Além disso, os diálogos ajudam a compor com maior profundidade os personagens históricos ou tipificados, uma vez que através da sua linguagem, maneirismos e reações é possível informar muito mais e de maneira muito mais direta e precisa ao leitor do que por meio de descrições.

Quanto ao uso do ponto de vista na terceira pessoa, ele serve principalmente para dar ao leitor a sensação de estar presente na cena que está sendo descrita, experimentando as sensações através da focalização em uma personagem em particular, com a qual deve, necessariamente, identificar-se. Isto demonstra o quanto é importante a habilidade do autor em fazer com que os seus personagens despertem empatia nos seus leitores, justificando assim o emprego das outras duas técnicas supracitadas. O uso do ponto de vista na terceira pessoa permite também ao autor que varie o foco narrativo sem causar estranheza e nem pôr em risco a credibilidade do seu texto. Em um texto jornalístico (ou seja, claramente não-ficcional) escrito em primeira pessoa, seria impossível acreditar na hipótese de reproduzir com precisão os pensamentos de uma outra pessoa. Através de uma intensa bateria de entrevistas com cada personagem, contudo, é possível extrair-lhes confissões, segredos e outras particularidades de suas personalidades para, posteriormente, utilizar estas informações na confecção do texto.

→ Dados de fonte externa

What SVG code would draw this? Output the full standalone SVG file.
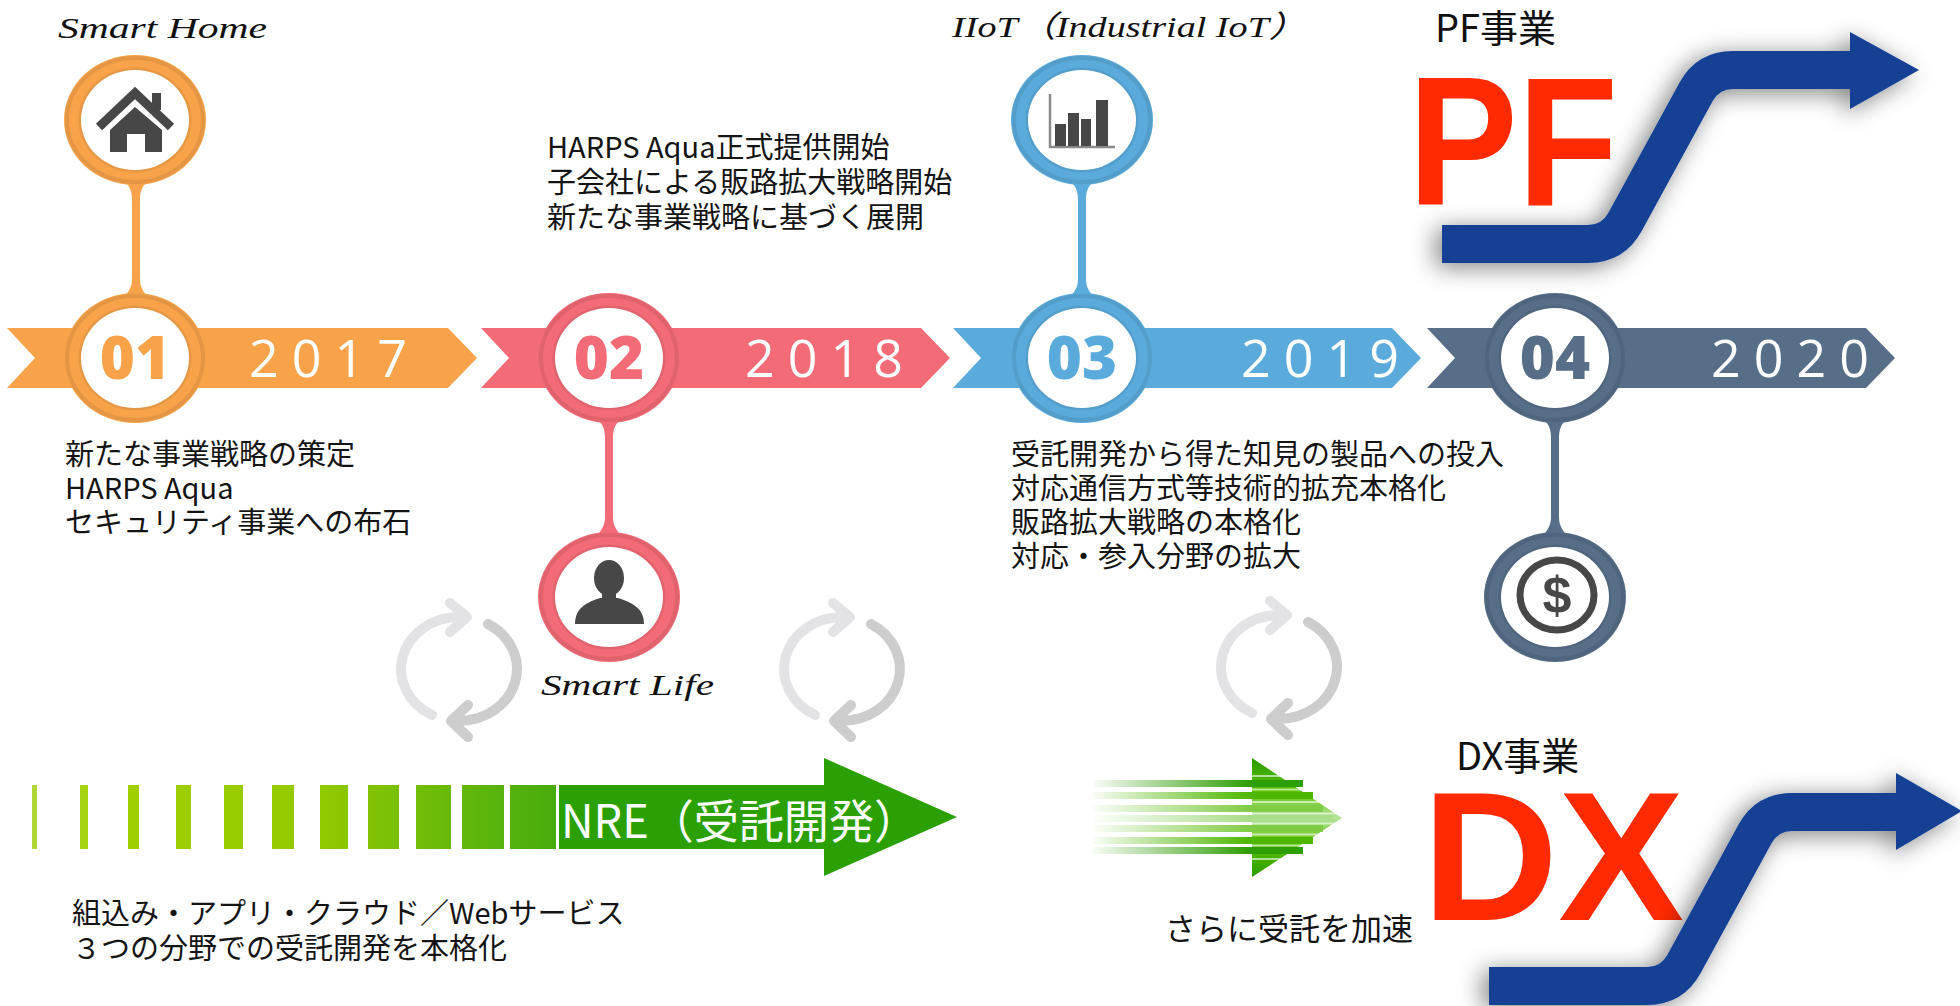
<svg xmlns="http://www.w3.org/2000/svg" width="1960" height="1006" viewBox="0 0 1960 1006">
  <defs>
    <style>
      .jp{font-family:"Noto Sans CJK JP","Noto Sans",sans-serif;font-size:29px;fill:#141414}
      .script{font-family:"Liberation Serif","DejaVu Serif","Noto Sans CJK JP",serif;font-style:italic;font-weight:400;font-size:30px;fill:#111}
      .year{font-family:"Open Sans","Liberation Sans",sans-serif;font-size:52px;letter-spacing:13px;fill:#fff}
      .num{font-family:"Open Sans","Liberation Sans",sans-serif;font-weight:800;font-size:60px;text-anchor:middle}
      .icon{fill:#474747}
      .c1{fill:#F8A34A}
      .c2{fill:#F26B76}
      .c3{fill:#5AABDB}
      .c4{fill:#566E88}
      .rim{fill:none;stroke:#000;stroke-opacity:0.08;stroke-width:4}
      .hole{fill:#fff}
      .biz{font-family:"Liberation Sans",Arial,sans-serif;font-weight:700;font-size:184px;fill:#FF2A00}
      .bizlabel{font-family:"Noto Sans CJK JP","Noto Sans",sans-serif;font-size:38px;fill:#111}
      .cyc-a{fill:none;stroke:#E3E3E5;stroke-width:10;stroke-linecap:round;stroke-linejoin:round}
      .cyc-b{fill:none;stroke:#CDCDCD;stroke-width:10;stroke-linecap:round;stroke-linejoin:round}
      .blue{fill:none;stroke:#123F94;stroke-width:38}
      .bluehead{fill:#123F94}
    </style>

    <!-- ring used for every timeline marker, centred on 0,0 -->
    <g id="ring">
      <ellipse rx="71" ry="65"/>
      <ellipse class="rim" rx="68" ry="62"/>
      <ellipse rx="56.5" ry="52.5" fill="#000" fill-opacity="0.07"/>
      <ellipse class="hole" rx="54" ry="50"/>
    </g>

    <!-- refresh / cycle glyph, centred on 0,0 -->
    <g id="cycle">
      <path class="cyc-a" d="M-27,46 A58,52 0 0 1 0,-52 M-9,-66 L8,-52 L-9,-37"/>
      <path class="cyc-b" d="M29,-45 A58,52 0 0 1 0,52 M9,36 L-8,52 L9,68"/>
    </g>

    <linearGradient id="nreGrad" gradientUnits="userSpaceOnUse" x1="30" y1="0" x2="560" y2="0">
      <stop offset="0" stop-color="#B0D83A"/>
      <stop offset="0.15" stop-color="#A2D000"/>
      <stop offset="0.55" stop-color="#92CA00"/>
      <stop offset="0.85" stop-color="#5DB50C"/>
      <stop offset="1" stop-color="#46AB0C"/>
    </linearGradient>

    <linearGradient id="headGrad" gradientUnits="userSpaceOnUse" x1="0" y1="758" x2="0" y2="877">
      <stop offset="0" stop-color="#2A9B00"/>
      <stop offset="0.28" stop-color="#5CC200"/>
      <stop offset="0.5" stop-color="#B4E39A"/>
      <stop offset="0.72" stop-color="#5CC200"/>
      <stop offset="1" stop-color="#2A9B00"/>
    </linearGradient>

    <linearGradient id="fadeLeft" gradientUnits="userSpaceOnUse" x1="1088" y1="0" x2="1250" y2="0">
      <stop offset="0" stop-color="#fff" stop-opacity="1"/>
      <stop offset="1" stop-color="#fff" stop-opacity="0"/>
    </linearGradient>

    <filter id="softShadow" x="-20%" y="-40%" width="140%" height="180%">
      <feGaussianBlur in="SourceAlpha" stdDeviation="12"/>
      <feOffset dx="-6" dy="4"/>
      <feComponentTransfer>
        <feFuncA type="linear" slope="0.5"/>
      </feComponentTransfer>
      <feMerge>
        <feMergeNode/>
        <feMergeNode in="SourceGraphic"/>
      </feMerge>
    </filter>
  </defs>

  <rect width="1960" height="1006" fill="#fff"/>

  <!-- stems joining each marker to its icon -->
  <g id="connectors">
    <path class="c1" d="M124,181 C131,187 132,193 132,201 L132,278 C132,285 131,289 124,297 L148,297 C141,289 140,285 140,278 L140,201 C140,193 141,187 148,181 Z"/>
    <path class="c2" d="M597,419 C604,425 605,431 605,439 L605,516 C605,523 604,527 597,536 L621,536 C614,527 613,523 613,516 L613,439 C613,431 614,425 621,419 Z"/>
    <path class="c3" d="M1070,181 C1077,187 1078,193 1078,201 L1078,278 C1078,285 1077,289 1070,297 L1094,297 C1087,289 1086,285 1086,278 L1086,201 C1086,193 1087,187 1094,181 Z"/>
    <path class="c4" d="M1543,419 C1550,425 1551,431 1551,439 L1551,516 C1551,523 1550,527 1543,536 L1567,536 C1560,527 1559,523 1559,516 L1559,439 C1559,431 1560,425 1567,419 Z"/>
  </g>

  <!-- 2017 : Smart Home -->
  <g id="stage-01">
    <polygon class="c1" points="7,328 448,328 477,358 448,388 7,388 35,358"/>
    <use href="#ring" class="c1" x="135" y="358"/>
    <text class="num c1" x="135" y="379">01</text>
    <text class="year" x="249" y="377">2017</text>
    <use href="#ring" class="c1" x="135" y="120"/>
    <path d="M99,127 L135,93 L171,127" fill="none" stroke="#474747" stroke-width="9"/>
    <rect class="icon" x="152" y="93" width="9" height="17"/>
    <path class="icon" d="M135,107 L162,130 L162,152 L145,152 L145,134 L127,134 L127,152 L110,152 L110,130 Z"/>
    <text class="script" x="58" y="38" textLength="209" lengthAdjust="spacingAndGlyphs">Smart Home</text>
    <text class="jp" x="65" y="465">新たな事業戦略の策定</text>
    <text class="jp" x="65" y="499">HARPS Aqua</text>
    <text class="jp" x="65" y="533">セキュリティ事業への布石</text>
  </g>

  <!-- 2018 : Smart Life -->
  <g id="stage-02">
    <polygon class="c2" points="481,328 921,328 950,358 921,388 481,388 509,358"/>
    <use href="#ring" class="c2" x="609" y="358"/>
    <text class="num c2" x="609" y="379">02</text>
    <text class="year" x="745" y="377">2018</text>
    <use href="#ring" class="c2" x="609" y="597"/>
    <ellipse class="icon" cx="609" cy="578" rx="15" ry="18"/>
    <rect class="icon" x="602" y="588" width="14" height="12"/>
    <path class="icon" d="M575,624 C575,607 588,602 600,598 L618,598 C630,602 644,607 644,624 Z"/>
    <text class="script" x="541" y="695" textLength="173" lengthAdjust="spacingAndGlyphs">Smart Life</text>
    <text class="jp" x="547" y="158">HARPS Aqua正式提供開始</text>
    <text class="jp" x="547" y="193">子会社による販路拡大戦略開始</text>
    <text class="jp" x="547" y="228">新たな事業戦略に基づく展開</text>
  </g>

  <!-- 2019 : IIoT -->
  <g id="stage-03">
    <polygon class="c3" points="953,328 1392,328 1421,358 1392,388 953,388 981,358"/>
    <use href="#ring" class="c3" x="1082" y="358"/>
    <text class="num c3" x="1082" y="379">03</text>
    <text class="year" x="1241" y="377">2019</text>
    <use href="#ring" class="c3" x="1082" y="120"/>
    <path d="M1050,94 L1050,147 L1115,147" fill="none" stroke="#8A8A8A" stroke-width="2.5"/>
    <rect class="icon" x="1055" y="124" width="11" height="22"/>
    <rect class="icon" x="1068" y="113" width="11" height="33"/>
    <rect class="icon" x="1081" y="119" width="10" height="27"/>
    <rect class="icon" x="1096" y="100" width="12" height="46"/>
    <text class="script" x="952" y="37" textLength="355" lengthAdjust="spacingAndGlyphs">IIoT（Industrial IoT）</text>
    <text class="jp" x="1011" y="465">受託開発から得た知見の製品への投入</text>
    <text class="jp" x="1011" y="499">対応通信方式等技術的拡充本格化</text>
    <text class="jp" x="1011" y="533">販路拡大戦略の本格化</text>
    <text class="jp" x="1011" y="567">対応・参入分野の拡大</text>
  </g>

  <!-- 2020 : revenue -->
  <g id="stage-04">
    <polygon class="c4" points="1427,328 1866,328 1895,358 1866,388 1427,388 1455,358"/>
    <use href="#ring" class="c4" x="1555" y="358"/>
    <text class="num c4" x="1555" y="379">04</text>
    <text class="year" x="1711" y="377">2020</text>
    <use href="#ring" class="c4" x="1555" y="597"/>
    <ellipse cx="1557" cy="595" rx="37" ry="35" fill="none" stroke="#474747" stroke-width="7"/>
    <text x="1557" y="613" text-anchor="middle" font-family="Liberation Sans,Arial,sans-serif" font-weight="700" font-size="52" fill="#474747">$</text>
  </g>

  <!-- cycle glyphs between the stages -->
  <g id="cycles">
    <use href="#cycle" transform="translate(459 669)"/>
    <use href="#cycle" transform="translate(842 669)"/>
    <use href="#cycle" transform="translate(1279 667)"/>
  </g>

  <!-- NRE arrow with widening stripes -->
  <g id="nre-arrow">
    <g fill="url(#nreGrad)">
      <rect x="32" y="785" width="5" height="64"/>
      <rect x="80" y="785" width="8" height="64"/>
      <rect x="128" y="785" width="11" height="64"/>
      <rect x="176" y="785" width="15" height="64"/>
      <rect x="224" y="785" width="19" height="64"/>
      <rect x="272" y="785" width="22" height="64"/>
      <rect x="320" y="785" width="28" height="64"/>
      <rect x="368" y="785" width="31" height="64"/>
      <rect x="416" y="785" width="35" height="64"/>
      <rect x="462" y="785" width="42" height="64"/>
      <rect x="510" y="785" width="46" height="64"/>
    </g>
    <path d="M559,785 L824,785 L824,758 L957,817 L824,876 L824,849 L559,849 Z" fill="#2BA005"/>
    <text x="561" y="838" font-family="Noto Sans CJK JP,Noto Sans,sans-serif" font-size="46" fill="#fff" textLength="358" lengthAdjust="spacingAndGlyphs">NRE（受託開発）</text>
  </g>
  <g id="nre-caption">
    <text class="jp" x="72" y="924">組込み・アプリ・クラウド／Webサービス</text>
    <text class="jp" x="72" y="959">３つの分野での受託開発を本格化</text>
  </g>

  <!-- speed arrow -->
  <g id="speed-arrow">
    <polygon points="1252,758 1342,818 1252,877" fill="url(#headGrad)"/>
    <rect x="1093" y="780" width="210" height="7" fill="#2E9E05"/>
    <rect x="1093" y="792" width="220" height="7" fill="#4DB700"/>
    <rect x="1093" y="805" width="230" height="7" fill="#80CC44"/>
    <rect x="1093" y="815" width="240" height="7" fill="#A8DE88"/>
    <rect x="1093" y="825" width="230" height="7" fill="#80CC44"/>
    <rect x="1093" y="837" width="220" height="7" fill="#4DB700"/>
    <rect x="1093" y="847" width="210" height="7" fill="#2E9E05"/>
    <g stroke="#fff" stroke-opacity="0.6" stroke-width="2">
      <line x1="1252" y1="776" x2="1290" y2="776"/>
      <line x1="1252" y1="789.5" x2="1310" y2="789.5"/>
      <line x1="1252" y1="802" x2="1325" y2="802"/>
      <line x1="1252" y1="813.5" x2="1338" y2="813.5"/>
      <line x1="1252" y1="823.5" x2="1338" y2="823.5"/>
      <line x1="1252" y1="834.5" x2="1325" y2="834.5"/>
      <line x1="1252" y1="845.5" x2="1310" y2="845.5"/>
      <line x1="1252" y1="859" x2="1290" y2="859"/>
    </g>
    <rect x="1088" y="770" width="165" height="90" fill="url(#fadeLeft)"/>
  </g>
  <text class="jp" x="1165" y="940" style="font-size:31px">さらに受託を加速</text>

  <!-- platform business -->
  <g id="pf-business">
    <text class="bizlabel" x="1435" y="42">PF事業</text>
    <text class="biz" x="1408" y="205" textLength="210" lengthAdjust="spacingAndGlyphs">PF</text>
    <g filter="url(#softShadow)">
      <path class="blue" d="M1442,244 L1588,244 Q1613,244 1625,222 L1696,92 Q1708,70 1733,70 L1855,70"/>
      <polygon class="bluehead" points="1850,32 1919,70 1850,109"/>
    </g>
  </g>

  <!-- DX business -->
  <g id="dx-business">
    <text class="bizlabel" x="1456" y="770">DX事業</text>
    <text class="biz" x="1422" y="920" textLength="262" lengthAdjust="spacingAndGlyphs">DX</text>
    <g filter="url(#softShadow)">
      <path class="blue" d="M1489,986 L1647,986 Q1672,986 1684,964 L1755,834 Q1767,812 1792,812 L1900,812"/>
      <polygon class="bluehead" points="1896,773 1962,811 1896,850"/>
    </g>
  </g>
</svg>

A intensa descrição de gestos, hábitos e outras particularidades dos personagens não é gratuita e a sua função não se limita a enriquecer e enfeitar a narrativa. Vem a ser mais um recurso que demanda uma pesquisa bastante atenta e reverte-se em elementos que ajudam a aprofundar ainda mais o nível de informação que o leitor recebe sobre determinado personagem. Os símbolos de "status da vida" (Wolfe, 1976, p.51) ajudam o leitor a compreender melhor o lugar em que o personagem está situado no mundo. As descrições tanto de ambientes quanto de comportamentos são, em geral, bastante ricas, de modo a informar ao leitor o máximo possível.